Provided information:
** START **

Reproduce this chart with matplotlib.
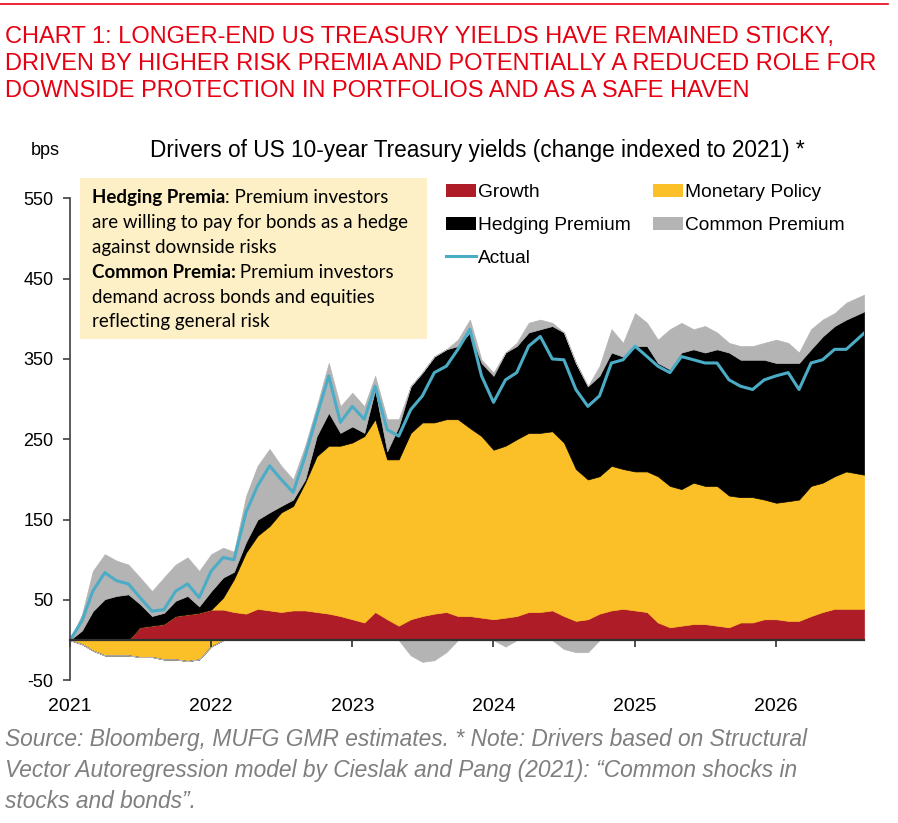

** END **
** START **

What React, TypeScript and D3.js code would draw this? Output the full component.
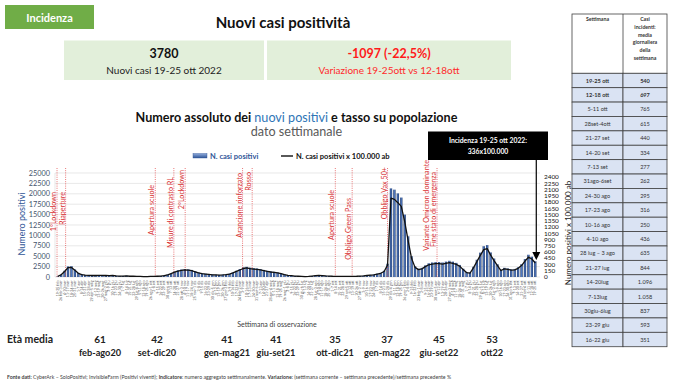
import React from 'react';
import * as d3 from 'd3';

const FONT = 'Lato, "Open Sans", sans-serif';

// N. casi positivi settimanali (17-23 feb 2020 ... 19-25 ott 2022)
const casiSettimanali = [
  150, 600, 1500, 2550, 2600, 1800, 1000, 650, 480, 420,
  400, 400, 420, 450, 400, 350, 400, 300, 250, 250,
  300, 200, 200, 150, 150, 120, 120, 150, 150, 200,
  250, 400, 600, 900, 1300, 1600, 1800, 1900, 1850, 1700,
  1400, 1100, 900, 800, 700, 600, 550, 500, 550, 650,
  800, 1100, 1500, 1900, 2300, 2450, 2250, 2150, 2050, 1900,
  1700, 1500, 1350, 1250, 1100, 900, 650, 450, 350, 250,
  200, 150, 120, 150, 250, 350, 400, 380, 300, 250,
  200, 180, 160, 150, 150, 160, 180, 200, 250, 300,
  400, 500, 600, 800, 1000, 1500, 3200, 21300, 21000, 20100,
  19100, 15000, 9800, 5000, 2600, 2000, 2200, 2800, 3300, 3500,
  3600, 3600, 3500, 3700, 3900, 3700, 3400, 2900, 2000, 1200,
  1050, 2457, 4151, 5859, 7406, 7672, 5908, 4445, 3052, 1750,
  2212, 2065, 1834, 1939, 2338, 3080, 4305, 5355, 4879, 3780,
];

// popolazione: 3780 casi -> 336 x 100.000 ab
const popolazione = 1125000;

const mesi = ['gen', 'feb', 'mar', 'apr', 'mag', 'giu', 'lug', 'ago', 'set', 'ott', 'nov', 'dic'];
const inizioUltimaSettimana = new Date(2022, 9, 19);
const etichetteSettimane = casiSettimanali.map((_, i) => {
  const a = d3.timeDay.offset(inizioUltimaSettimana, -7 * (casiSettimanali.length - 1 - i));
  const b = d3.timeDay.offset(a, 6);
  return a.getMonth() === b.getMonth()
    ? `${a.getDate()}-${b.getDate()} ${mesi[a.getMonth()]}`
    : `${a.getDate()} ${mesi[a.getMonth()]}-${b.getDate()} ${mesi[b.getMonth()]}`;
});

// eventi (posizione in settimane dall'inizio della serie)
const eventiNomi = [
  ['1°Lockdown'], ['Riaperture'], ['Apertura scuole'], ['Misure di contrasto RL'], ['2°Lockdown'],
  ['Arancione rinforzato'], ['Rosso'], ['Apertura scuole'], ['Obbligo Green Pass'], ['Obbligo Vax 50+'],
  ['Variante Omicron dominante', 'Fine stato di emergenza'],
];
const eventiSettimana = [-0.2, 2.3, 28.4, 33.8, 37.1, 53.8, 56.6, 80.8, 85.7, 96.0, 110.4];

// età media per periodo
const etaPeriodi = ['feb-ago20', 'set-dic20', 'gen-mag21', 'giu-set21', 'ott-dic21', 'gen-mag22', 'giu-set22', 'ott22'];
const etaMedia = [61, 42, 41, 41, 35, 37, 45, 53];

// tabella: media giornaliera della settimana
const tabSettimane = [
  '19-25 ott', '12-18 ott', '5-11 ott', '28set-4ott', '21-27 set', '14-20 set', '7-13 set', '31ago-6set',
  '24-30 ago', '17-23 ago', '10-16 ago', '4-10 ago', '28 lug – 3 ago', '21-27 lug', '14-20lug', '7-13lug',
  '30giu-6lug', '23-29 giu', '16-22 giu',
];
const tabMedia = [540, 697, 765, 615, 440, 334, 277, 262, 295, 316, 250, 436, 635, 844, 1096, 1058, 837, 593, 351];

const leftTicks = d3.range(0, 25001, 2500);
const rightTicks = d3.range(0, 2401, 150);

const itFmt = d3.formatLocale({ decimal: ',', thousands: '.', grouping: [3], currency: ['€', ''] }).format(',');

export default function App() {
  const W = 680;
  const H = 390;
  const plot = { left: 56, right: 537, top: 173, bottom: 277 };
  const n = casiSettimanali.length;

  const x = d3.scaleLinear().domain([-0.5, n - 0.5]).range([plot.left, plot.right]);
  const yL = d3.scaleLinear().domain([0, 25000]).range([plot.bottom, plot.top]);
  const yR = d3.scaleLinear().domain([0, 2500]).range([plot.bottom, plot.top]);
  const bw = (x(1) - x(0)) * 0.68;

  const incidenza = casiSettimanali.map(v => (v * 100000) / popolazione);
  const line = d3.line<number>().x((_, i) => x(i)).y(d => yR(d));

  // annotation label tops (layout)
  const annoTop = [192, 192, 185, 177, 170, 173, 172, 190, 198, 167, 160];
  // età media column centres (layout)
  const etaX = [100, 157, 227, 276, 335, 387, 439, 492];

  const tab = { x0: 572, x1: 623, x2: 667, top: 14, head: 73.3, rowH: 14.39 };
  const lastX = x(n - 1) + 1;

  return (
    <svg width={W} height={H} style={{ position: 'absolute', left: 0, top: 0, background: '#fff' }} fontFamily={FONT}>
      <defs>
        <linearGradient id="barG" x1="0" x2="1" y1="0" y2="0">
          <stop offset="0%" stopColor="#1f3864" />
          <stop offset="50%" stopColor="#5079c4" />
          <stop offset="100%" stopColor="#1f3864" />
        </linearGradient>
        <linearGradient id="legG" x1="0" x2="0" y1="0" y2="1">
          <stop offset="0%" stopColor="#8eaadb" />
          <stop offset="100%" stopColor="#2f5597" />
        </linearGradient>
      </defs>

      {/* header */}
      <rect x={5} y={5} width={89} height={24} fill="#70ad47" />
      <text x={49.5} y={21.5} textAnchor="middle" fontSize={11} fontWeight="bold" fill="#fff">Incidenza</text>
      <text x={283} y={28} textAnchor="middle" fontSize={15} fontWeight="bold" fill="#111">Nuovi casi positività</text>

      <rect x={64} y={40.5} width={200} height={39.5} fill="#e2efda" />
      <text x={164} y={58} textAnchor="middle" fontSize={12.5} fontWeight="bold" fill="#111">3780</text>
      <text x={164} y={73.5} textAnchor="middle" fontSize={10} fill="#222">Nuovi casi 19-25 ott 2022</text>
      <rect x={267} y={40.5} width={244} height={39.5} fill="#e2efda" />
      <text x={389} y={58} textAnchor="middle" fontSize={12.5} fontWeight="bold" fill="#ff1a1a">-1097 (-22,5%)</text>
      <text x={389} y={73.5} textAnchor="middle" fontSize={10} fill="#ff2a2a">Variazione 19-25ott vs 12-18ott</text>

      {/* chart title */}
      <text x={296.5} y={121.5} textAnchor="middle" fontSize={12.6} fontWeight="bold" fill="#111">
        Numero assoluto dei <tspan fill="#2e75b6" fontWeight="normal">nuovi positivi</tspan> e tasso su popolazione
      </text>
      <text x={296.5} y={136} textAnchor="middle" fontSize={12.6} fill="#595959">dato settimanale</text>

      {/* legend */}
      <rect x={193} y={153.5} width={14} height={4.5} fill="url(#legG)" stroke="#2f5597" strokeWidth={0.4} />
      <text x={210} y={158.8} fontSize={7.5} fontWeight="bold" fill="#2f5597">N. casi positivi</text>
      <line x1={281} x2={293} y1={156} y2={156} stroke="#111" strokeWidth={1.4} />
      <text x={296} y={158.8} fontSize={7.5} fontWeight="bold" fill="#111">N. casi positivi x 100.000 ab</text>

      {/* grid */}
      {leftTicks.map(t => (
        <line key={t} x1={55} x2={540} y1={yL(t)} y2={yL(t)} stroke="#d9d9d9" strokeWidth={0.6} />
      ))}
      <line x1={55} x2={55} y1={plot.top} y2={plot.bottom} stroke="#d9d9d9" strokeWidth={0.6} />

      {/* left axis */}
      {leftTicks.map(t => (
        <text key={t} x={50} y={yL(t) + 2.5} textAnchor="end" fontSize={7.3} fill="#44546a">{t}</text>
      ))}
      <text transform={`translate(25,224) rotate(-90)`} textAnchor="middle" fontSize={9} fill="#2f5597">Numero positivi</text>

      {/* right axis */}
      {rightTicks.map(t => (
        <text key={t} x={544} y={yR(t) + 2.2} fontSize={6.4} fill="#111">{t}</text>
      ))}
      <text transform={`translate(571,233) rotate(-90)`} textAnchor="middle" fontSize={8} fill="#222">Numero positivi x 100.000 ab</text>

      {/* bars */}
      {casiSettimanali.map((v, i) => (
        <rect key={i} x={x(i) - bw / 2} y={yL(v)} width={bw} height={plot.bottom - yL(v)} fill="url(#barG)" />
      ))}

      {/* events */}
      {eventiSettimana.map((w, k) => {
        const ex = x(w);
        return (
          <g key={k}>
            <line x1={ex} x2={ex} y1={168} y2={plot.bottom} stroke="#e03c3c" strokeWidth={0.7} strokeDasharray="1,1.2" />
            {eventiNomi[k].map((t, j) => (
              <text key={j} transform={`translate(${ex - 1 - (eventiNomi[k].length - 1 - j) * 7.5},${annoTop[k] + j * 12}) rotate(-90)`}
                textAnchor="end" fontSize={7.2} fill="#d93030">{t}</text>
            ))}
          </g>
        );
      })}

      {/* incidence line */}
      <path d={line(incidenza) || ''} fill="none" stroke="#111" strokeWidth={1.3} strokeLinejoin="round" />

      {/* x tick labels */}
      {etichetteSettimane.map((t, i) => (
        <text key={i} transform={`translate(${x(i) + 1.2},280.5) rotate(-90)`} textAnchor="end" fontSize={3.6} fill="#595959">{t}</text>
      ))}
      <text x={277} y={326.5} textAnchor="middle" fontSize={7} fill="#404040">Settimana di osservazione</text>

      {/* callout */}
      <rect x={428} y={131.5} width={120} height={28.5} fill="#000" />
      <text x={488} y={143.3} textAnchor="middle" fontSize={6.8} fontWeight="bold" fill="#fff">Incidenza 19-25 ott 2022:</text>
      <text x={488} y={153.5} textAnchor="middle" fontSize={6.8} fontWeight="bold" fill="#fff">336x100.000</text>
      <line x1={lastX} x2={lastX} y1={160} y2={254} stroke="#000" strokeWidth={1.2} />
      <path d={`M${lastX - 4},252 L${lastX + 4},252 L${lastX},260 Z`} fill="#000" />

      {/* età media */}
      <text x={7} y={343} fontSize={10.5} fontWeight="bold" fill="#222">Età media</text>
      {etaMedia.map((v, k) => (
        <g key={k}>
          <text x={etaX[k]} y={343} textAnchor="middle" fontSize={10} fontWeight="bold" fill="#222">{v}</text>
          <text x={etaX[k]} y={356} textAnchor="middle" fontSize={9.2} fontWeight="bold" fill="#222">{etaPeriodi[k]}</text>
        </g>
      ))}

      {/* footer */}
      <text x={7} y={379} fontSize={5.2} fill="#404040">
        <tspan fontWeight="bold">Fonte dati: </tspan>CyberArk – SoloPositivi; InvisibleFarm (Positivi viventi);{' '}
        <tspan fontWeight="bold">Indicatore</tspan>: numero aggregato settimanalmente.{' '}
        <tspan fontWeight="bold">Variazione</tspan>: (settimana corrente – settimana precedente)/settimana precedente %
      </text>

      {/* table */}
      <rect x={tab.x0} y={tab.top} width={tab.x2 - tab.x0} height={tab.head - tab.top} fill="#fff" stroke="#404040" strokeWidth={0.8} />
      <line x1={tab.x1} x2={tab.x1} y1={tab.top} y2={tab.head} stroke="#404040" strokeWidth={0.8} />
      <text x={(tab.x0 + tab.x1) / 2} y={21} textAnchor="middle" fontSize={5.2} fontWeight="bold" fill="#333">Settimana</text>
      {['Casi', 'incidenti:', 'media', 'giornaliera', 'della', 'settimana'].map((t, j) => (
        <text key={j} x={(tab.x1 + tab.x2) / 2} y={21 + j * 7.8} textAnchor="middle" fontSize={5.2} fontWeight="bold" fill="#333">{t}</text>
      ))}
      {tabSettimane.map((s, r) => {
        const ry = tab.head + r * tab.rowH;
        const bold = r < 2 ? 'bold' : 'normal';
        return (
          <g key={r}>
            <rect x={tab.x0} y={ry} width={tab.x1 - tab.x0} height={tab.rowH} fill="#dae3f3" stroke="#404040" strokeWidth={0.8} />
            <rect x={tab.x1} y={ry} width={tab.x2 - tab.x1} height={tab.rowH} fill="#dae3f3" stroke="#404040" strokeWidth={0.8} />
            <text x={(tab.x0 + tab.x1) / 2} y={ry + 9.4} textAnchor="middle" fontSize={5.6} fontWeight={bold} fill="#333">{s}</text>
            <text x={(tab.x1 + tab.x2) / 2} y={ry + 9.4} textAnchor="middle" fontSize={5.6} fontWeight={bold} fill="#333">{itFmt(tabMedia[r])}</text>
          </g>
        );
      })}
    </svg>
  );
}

** END **

Say how many lines of the data hold the string "this". Reply with the number alone.

2